Hot tapping has allowed engineers to connect to in service pipelines without shutting down the system, saving valuable down time that otherwise would be added to the operators overall costs.
The process used to repair pipelines and branch out into new connections requires careful planning, skilled engineers, and the best hot tapping equipment available on the market. For those engineers looking to tie into in service pipelines, here’s 5 key considerations to think about:
1 – What is the state of the current pipeline?
An audit is required before a hot tapping procedure to determine the maximum operating pressure, type & diameters of pipe material and the condition of the parent pipeline. Other conditions to think about are the location of the procedure and the contingency strategy should an accident occur.
2 – What is the cost of performing a shutdown interconnect?
On top of the direct costs for material, equipment, welding requirements and labour, it’s important to consider the costs of performing a shutdown in case the in service hot tapping fails or is no longer feasible.
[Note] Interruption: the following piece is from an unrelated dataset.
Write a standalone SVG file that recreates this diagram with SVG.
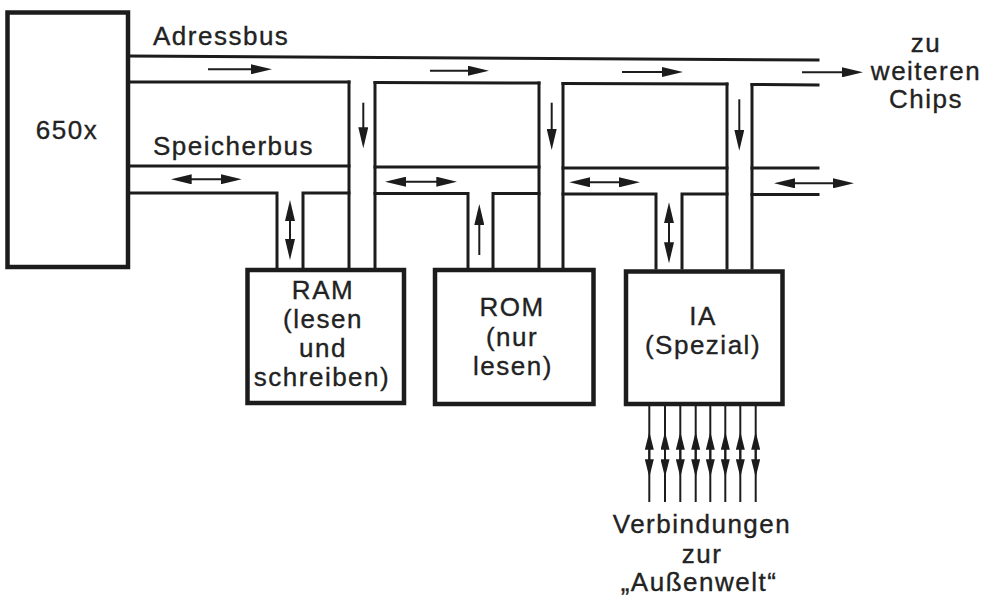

Referencing historical company data should allow you to budget and scope out any further financial support, should the project take a step back.
3 – Is hot tapping financially viable?
There are gas saving benefits to be made through hot tapping instead of shutdown, but could the added cost of skilled labour, additional accessories and hot tapping machines make the process financially amiss? True, there are savings to be made when the elimination of venting and inert purge gas from the project are made – but the newest technique is not always the best option for all operators.
4 – What fittings should you use on steel pipes?
For tapping on steel pipes, fittings should consist of a welded branch connection, but for those tapping into cast iron, asbestos cement or concrete, fittings usually cannot be added to existing headers. In this instance, alternate techniques such as split cast iron compression sleeves, or a mechanical joint saddle should be implemented.
5 – Are you following the correct industry standards?
Industry and federal codes give engineers a minimum standard to achieve for every part of the hot tapping process, including any welding around the pipeline. ASME standards B21.8, and API standards 2201, 1104, D12750 and 49 CFR 192 should be looked at with considerable detail. For more information on these standards, check out our blog here.
Done correctly, hot tapping can be a cost efficient and environmentally better process, as well as creating safer working conditions. Hopefully along with these 5 key considerations and thorough look over the standards provided by ASME and API, you will continue to achieve successful hot tapping procedures that are less hazardous, more reliable and most importantly, better for your business.